78m or section 15(d) of the Securities Exchange Act of 1934, 15 U.S.C. 78o(d) and is not delinquent in such reporting; or
(C) The security is exempted from the provisions of Section 12(g) of
the Securities Exchange Act of 1934, 15 U.S.C. 78l(g) by section 12(g) (3) of
that Act, 15 U.S.C. 78l(g) (3) , and the issuer is in compliance with all of the
conditions of 17 CFR 240.12g3-2(b) (1) .
(iii) This exemption is not available unless all of the following
requirements are met:
(A) The issuer, including any predecessors, has been in continuous
operation for at least the preceding 2 years, is a going concern actually
engaged in business and is not in an organizational or developmental stage, and
is not in bankruptcy or receivership; and
(B) The issuer has net tangible assets of at least U.S. $25,000,000 as
of the date of its most recent externally audited financial statement prepared
in accordance with U.S. or foreign GAAP.
Such statement shall be dated as of a date within 18 months of the date
of the transaction; and
(C) The issuer had an average gross income of at least U.S. $5,000,000
over its most recent 2 consecutive years of operation according to audited profit
and loss statements of the issuer prepared in accordance with U.S. or foreign
GAAP for the issuer's two fiscal years immediately preceding the date of the
financial statement referred to in (B) ; and
(D) The issuer has a class of securities listed or traded on a stock
exchange or automated quotation system organized under the laws of its country
of domicile; and
(E) For the issuer's securities in the United States, there are at
least two market makers, who are registered broker-dealers under the Securities
Exchange Act of 1934, or at least one market maker who is a registered
broker-dealer under the Securities Exchange Act of 1934 and who has an excess
net capital of at least U.S. $10,000,000.

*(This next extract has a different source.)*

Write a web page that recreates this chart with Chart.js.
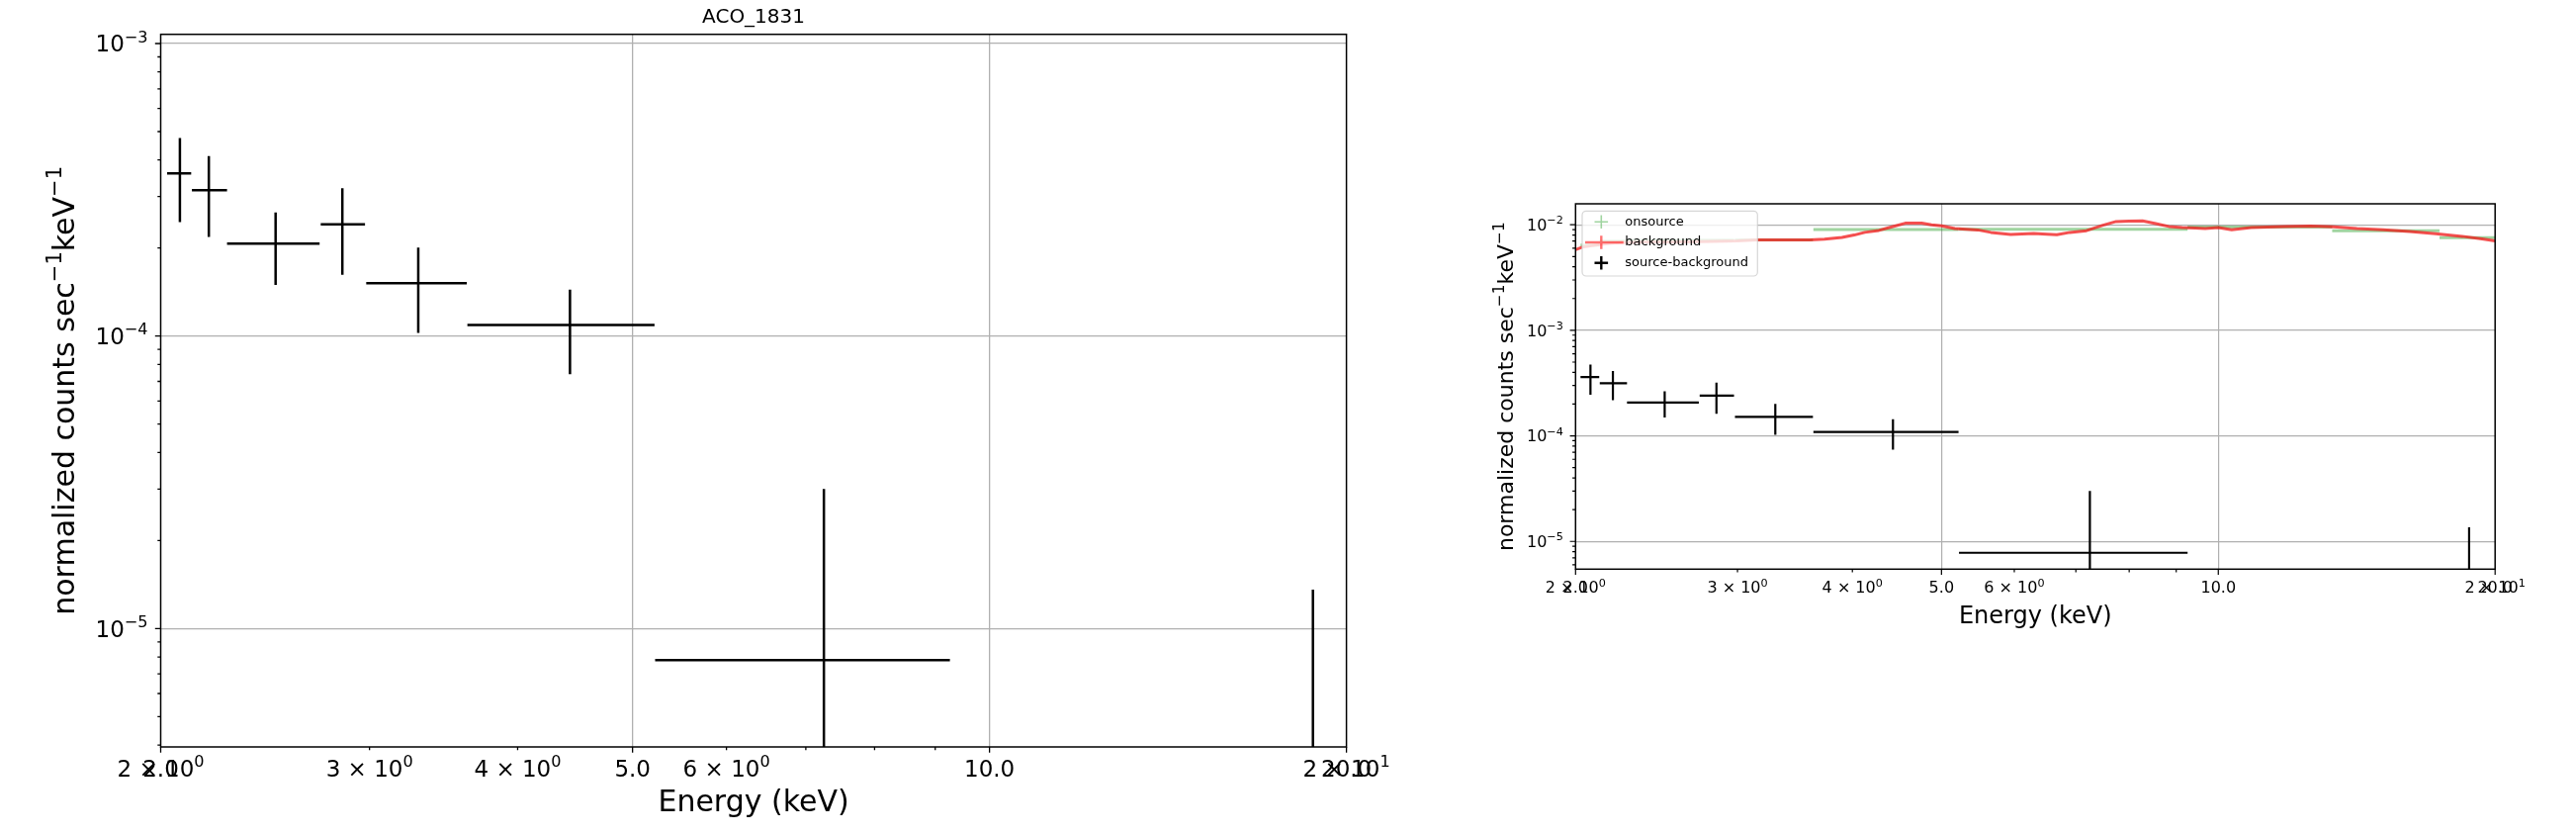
<!DOCTYPE html>
<html>
<head>
<meta charset="utf-8">
<script src="https://cdn.jsdelivr.net/npm/chart.js@4.4.1/dist/chart.umd.min.js"></script>
<style>
  html, body { margin: 0; padding: 0; background: #fff; }
  body { width: 2605px; height: 843px; position: relative; overflow: hidden; }
  canvas { position: absolute; top: 0; }
  #cLeft { left: 0; }
  #cRight { left: 1460px; }
</style>
</head>
<body>
<canvas id="cLeft" width="1460" height="843"></canvas>
<canvas id="cRight" width="1145" height="843"></canvas>
<script>
// ---- datos ----

// source-background (cruces negras): bin de energía (keV) y tasa normalizada
const binLo   = [2.025, 2.125, 2.275, 2.729, 2.981, 3.628, 5.224, 17.4];
const binHi   = [2.122, 2.275, 2.723, 2.974, 3.624, 5.218, 9.26, 20.2];
const binMid  = [2.076, 2.196, 2.50, 2.846, 3.298, 4.428, 7.25, 18.74];
const netRate = [3.60e-4, 3.15e-4, 2.07e-4, 2.41e-4, 1.515e-4, 1.09e-4, 7.8e-6, 2.0e-6];
const netErr  = [1.15e-4, 0.97e-4, 0.575e-4, 0.79e-4, 0.49e-4, 0.35e-4, 2.22e-5, 1.16e-5];

// onsource (verde)
const onLo   = [2.025, 2.125, 2.275, 2.729, 2.981, 3.628, 5.224, 9.26, 13.3, 17.4];
const onHi   = [2.122, 2.275, 2.723, 2.974, 3.624, 5.218, 9.26, 13.3, 17.4, 20.2];
const onRate = [6.4e-3, 7.0e-3, 7.1e-3, 7.15e-3, 7.2e-3, 9.0e-3, 9.05e-3, 9.5e-3, 8.78e-3, 7.55e-3];

// background (rojo)
const bgEnergy = [2.00, 2.033, 2.084, 2.152, 2.206, 2.359, 2.541, 2.737, 3.00, 3.152,
                  3.337, 3.594, 3.730, 3.897, 4.018, 4.126, 4.274, 4.417, 4.566, 4.758,
                  4.877, 5.00, 5.169, 5.475, 5.658, 5.945, 6.12, 6.30, 6.511, 6.674,
                  6.897, 7.188, 7.492, 7.743, 7.996, 8.272, 8.549, 8.835, 9.133, 9.441,
                  9.677, 10.0, 10.34, 10.86, 11.80, 12.60, 13.35, 14.15, 15.11, 16.15,
                  17.24, 18.42, 19.36, 20.0];
const bgRate = [5.80e-3, 6.13e-3, 6.33e-3, 6.58e-3, 6.75e-3, 6.83e-3, 6.83e-3, 6.93e-3, 7.02e-3, 7.17e-3,
                7.17e-3, 7.17e-3, 7.31e-3, 7.60e-3, 7.99e-3, 8.47e-3, 8.84e-3, 9.58e-3, 1.035e-2, 1.035e-2,
                1.000e-2, 9.79e-3, 9.23e-3, 8.94e-3, 8.47e-3, 8.11e-3, 8.20e-3, 8.29e-3, 8.15e-3, 8.06e-3,
                8.47e-3, 8.79e-3, 9.91e-3, 1.074e-2, 1.085e-2, 1.090e-2, 1.028e-2, 9.64e-3, 9.43e-3, 9.33e-3,
                9.23e-3, 9.43e-3, 8.98e-3, 9.43e-3, 9.64e-3, 9.70e-3, 9.58e-3, 9.23e-3, 8.98e-3, 8.65e-3,
                8.23e-3, 7.77e-3, 7.33e-3, 7.05e-3];

// ejes ( ^{..} = superíndice, como en mathtext )
const xTickValues = [2, 2, 3, 4, 5, 6, 7, 8, 9, 10, 20, 20];
const xTickLabels = ['2 × 10^{0}', '2.0', '3 × 10^{0}', '4 × 10^{0}', '5.0', '6 × 10^{0}', '', '', '', '10.0', '2 × 10^{1}', '20.0'];
const xMajor = [2, 5, 10, 20];
const yDecades = [1e-6, 1e-5, 1e-4, 1e-3, 1e-2];
const yDecadeLabels = ['10^{−6}', '10^{−5}', '10^{−4}', '10^{−3}', '10^{−2}'];
const yTitle = 'normalized counts sec^{−1}keV^{−1}';
const legendLabels = ['onsource', 'background', 'source-background'];

const FONT = "'DejaVu Sans', sans-serif";
const FLOOR = 1e-9; // los extremos negativos se recortan fuera del eje log

// ---- helpers ----

// cruces de error: segmento horizontal + vertical, separados por nulls
function crossSegments(lo, hi, mid, val, err) {
    const pts = [];
    for (let i = 0; i < mid.length; i++) {
        pts.push({ x: lo[i], y: val[i] }, { x: hi[i], y: val[i] }, { x: mid[i], y: null });
        pts.push({ x: mid[i], y: Math.max(val[i] - err[i], FLOOR) }, { x: mid[i], y: val[i] + err[i] }, { x: mid[i], y: null });
    }
    return pts;
}

function barSegments(lo, hi, val) {
    const pts = [];
    for (let i = 0; i < val.length; i++) {
        pts.push({ x: lo[i], y: val[i] }, { x: hi[i], y: val[i] }, { x: hi[i], y: null });
    }
    return pts;
}

function yTicksFor(min, max) {
    const out = [];
    yDecades.forEach((d, i) => {
        for (let m = 1; m <= 9; m++) {
            const v = d * m;
            if (v >= min * 0.999 && v <= max * 1.001) out.push({ value: v, label: m === 1 ? yDecadeLabels[i] : '' });
        }
    });
    return out;
}

const isDecade = v => Math.abs(Math.log10(v) - Math.round(Math.log10(v))) < 1e-6;

// texto con superíndices: base a tamaño normal, ^{..} al 70% y elevado
function drawMath(ctx, label, x, y, size, align) {
    const parts = label.split(/(\^\{[^}]*\})/).filter(s => s).map(s =>
        s.startsWith('^{') ? { t: s.slice(2, -1), sup: true } : { t: s, sup: false });
    const supSize = size * 0.7;
    let total = 0;
    parts.forEach(p => {
        ctx.font = `${p.sup ? supSize : size}px ${FONT}`;
        p.w = ctx.measureText(p.t).width;
        total += p.w;
    });
    let cx = align === 'right' ? x - total : align === 'center' ? x - total / 2 : x;
    ctx.textAlign = 'left';
    ctx.textBaseline = 'alphabetic';
    parts.forEach(p => {
        ctx.font = `${p.sup ? supSize : size}px ${FONT}`;
        ctx.fillText(p.t, cx, p.sup ? y - size * 0.42 : y);
        cx += p.w;
    });
}

// marco, marcas de tick, etiquetas de tick y título del eje y
const axesFrame = {
    id: 'axesFrame',
    afterDraw(chart, args, o) {
        const { ctx, chartArea: a, scales } = chart;
        ctx.save();
        ctx.strokeStyle = '#000';
        ctx.fillStyle = '#000';
        ctx.lineWidth = o.tickWidth;
        ctx.beginPath();
        scales.x.ticks.forEach(t => {
            const px = scales.x.getPixelForValue(t.value);
            const len = xMajor.includes(t.value) ? o.majorLen : o.minorLen;
            ctx.moveTo(px, a.bottom);
            ctx.lineTo(px, a.bottom + len);
        });
        scales.y.ticks.forEach(t => {
            const py = scales.y.getPixelForValue(t.value);
            const len = isDecade(t.value) ? o.majorLen : o.minorLen;
            ctx.moveTo(a.left, py);
            ctx.lineTo(a.left - len, py);
        });
        ctx.stroke();
        ctx.lineWidth = o.frameWidth;
        ctx.strokeRect(a.left, a.top, a.right - a.left, a.bottom - a.top);

        scales.x.ticks.forEach(t => {
            if (!t.label) return;
            drawMath(ctx, t.label, scales.x.getPixelForValue(t.value), a.bottom + o.xBase, o.tickSize, 'center');
        });
        scales.y.ticks.forEach(t => {
            if (!t.label) return;
            const py = scales.y.getPixelForValue(t.value);
            drawMath(ctx, t.label, a.left - o.yPad, py + o.tickSize * 0.36, o.tickSize, 'right');
        });

        ctx.save();
        ctx.translate(o.yTitleX, (a.top + a.bottom) / 2);
        ctx.rotate(-Math.PI / 2);
        drawMath(ctx, yTitle, 0, 0, o.yTitleSize, 'center');
        ctx.restore();

        if (o.title) {
            ctx.font = `${o.titleSize}px ${FONT}`;
            ctx.textAlign = 'center';
            ctx.textBaseline = 'middle';
            ctx.fillText(o.title, (a.left + a.right) / 2, o.titleY);
        }
        ctx.restore();
    }
};

// leyenda estilo matplotlib dentro del área
const panelLegend = {
    id: 'panelLegend',
    afterDraw(chart, args, o) {
        if (!o.show) return;
        const { ctx, chartArea: a } = chart;
        const x0 = a.left + 6.7, y0 = a.top + 7.3, w = 177.3, h = 65.7;
        ctx.save();
        ctx.beginPath();
        ctx.roundRect(x0, y0, w, h, 4);
        ctx.fillStyle = 'rgba(255,255,255,0.8)';
        ctx.fill();
        ctx.strokeStyle = 'rgba(204,204,204,0.8)';
        ctx.lineWidth = 1.2;
        ctx.stroke();

        const handles = [
            { color: 'rgba(44,160,44,0.45)', lw: 1.6, line: false },
            { color: 'rgba(255,0,0,0.55)', lw: 2.4, line: true },
            { color: '#000', lw: 2.4, line: false }
        ];
        const mx = x0 + 19.3, s = 6.8;
        ctx.font = `13px ${FONT}`;
        ctx.textBaseline = 'middle';
        ctx.textAlign = 'left';
        legendLabels.forEach((txt, i) => {
            const cy = y0 + 11 + i * 20.7;
            const hd = handles[i];
            ctx.strokeStyle = hd.color;
            ctx.lineWidth = hd.lw;
            ctx.beginPath();
            if (hd.line) { ctx.moveTo(x0 + 3, cy); ctx.lineTo(x0 + 41.7, cy); }
            else { ctx.moveTo(mx - s, cy); ctx.lineTo(mx + s, cy); }
            ctx.moveTo(mx, cy - s);
            ctx.lineTo(mx, cy + s);
            ctx.stroke();
            ctx.fillStyle = '#000';
            ctx.fillText(txt, x0 + 43.3, cy);
        });
        ctx.restore();
    }
};

function makePanel(id, p) {
    const yTicks = yTicksFor(p.yMin, p.yMax);
    const grid = { drawTicks: false, lineWidth: p.gridWidth };
    return new Chart(document.getElementById(id), {
        type: 'line',
        data: { datasets: p.datasets },
        options: {
            responsive: false,
            animation: false,
            events: [],
            layout: { padding: p.padding },
            elements: { point: { radius: 0, hitRadius: 0, hoverRadius: 0 }, line: { tension: 0, fill: false } },
            scales: {
                x: {
                    type: 'logarithmic',
                    min: 2, max: 20,
                    bounds: 'data',
                    border: { display: false },
                    grid: { ...grid, color: c => (c.tick && (c.tick.value === 5 || c.tick.value === 10)) ? '#b0b0b0' : 'rgba(0,0,0,0)' },
                    afterBuildTicks: s => { s.ticks = xTickValues.map(v => ({ value: v })); },
                    afterFit: s => { s.height = p.xHeight; },
                    ticks: { display: false, autoSkip: false, callback: (v, i) => xTickLabels[i] },
                    title: {
                        display: true, text: 'Energy (keV)', color: '#000',
                        font: { family: FONT, size: p.xTitleSize },
                        padding: { top: 0, bottom: p.xTitlePad }
                    }
                },
                y: {
                    type: 'logarithmic',
                    min: p.yMin, max: p.yMax,
                    bounds: 'data',
                    border: { display: false },
                    grid: { ...grid, color: c => (c.tick && isDecade(c.tick.value)) ? '#b0b0b0' : 'rgba(0,0,0,0)' },
                    afterBuildTicks: s => { s.ticks = yTicks.map(t => ({ value: t.value })); },
                    afterFit: s => { s.width = p.yWidth; },
                    ticks: { display: false, autoSkip: false, callback: (v, i) => yTicks[i].label },
                    title: { display: false }
                }
            },
            plugins: {
                legend: { display: false },
                tooltip: { enabled: false },
                axesFrame: p.frame,
                panelLegend: { show: p.legend }
            }
        },
        plugins: [axesFrame, panelLegend]
    });
}

const netSet = w => ({
    label: 'source-background',
    data: crossSegments(binLo, binHi, binMid, netRate, netErr),
    borderColor: '#000', borderWidth: w, spanGaps: false, order: 0
});

// ---- panel izquierdo: ACO_1831 ----
makePanel('cLeft', {
    yMin: 3.94e-6, yMax: 1.075e-3,
    padding: { left: 0, top: 34.7, right: 1460 - 1361.6, bottom: 0 },
    xHeight: 88, yWidth: 162.5,
    xTitleSize: 30, xTitlePad: 13,
    gridWidth: 1.3,
    frame: {
        frameWidth: 1.5, tickWidth: 1.3, majorLen: 5.7, minorLen: 3.2,
        tickSize: 23, xBase: 29.5, yPad: 13,
        yTitleX: 74.6, yTitleSize: 30,
        title: 'ACO_1831', titleSize: 20, titleY: 18
    },
    legend: false,
    datasets: [netSet(2.5)]
});

// ---- panel derecho: onsource / background / source-background ----
makePanel('cRight', {
    yMin: 5.46e-6, yMax: 1.58e-2,
    padding: { left: 0, top: 206, right: 1145 - 1063.2, bottom: 843 - 575.3 - 80 },
    xHeight: 80, yWidth: 133.3,
    xTitleSize: 24, xTitlePad: 16.9,
    gridWidth: 1.2,
    frame: {
        frameWidth: 1.5, tickWidth: 1.2, majorLen: 5.7, minorLen: 3.2,
        tickSize: 16, xBase: 24, yPad: 12.5,
        yTitleX: 69.8, yTitleSize: 22
    },
    legend: true,
    datasets: [
        netSet(2.2),
        {
            label: 'background',
            data: bgEnergy.map((e, i) => ({ x: e, y: bgRate[i] })),
            borderColor: 'rgba(240,20,20,0.75)', borderWidth: 3, borderJoinStyle: 'round', order: 1
        },
        {
            label: 'onsource',
            data: barSegments(onLo, onHi, onRate),
            borderColor: 'rgba(44,160,44,0.45)', borderWidth: 3, spanGaps: false, order: 2
        }
    ]
});
</script>
</body>
</html>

(b) A non-issuer transaction by or through a registered broker-dealer
in an outstanding security, other than a revenue obligation, which is issued or
guaranteed by any foreign government with which the United States is, at the
time of sale, maintaining diplomatic relations, or by a political subdivision
of Canada or Mexico which has the power of taxation, if the securities, when
offered for sale in this state, are acknowledged by the foreign government or
political subdivision as valid obligations, and none of the securities of the
foreign government or political subdivision are in default either as to
principal or interest.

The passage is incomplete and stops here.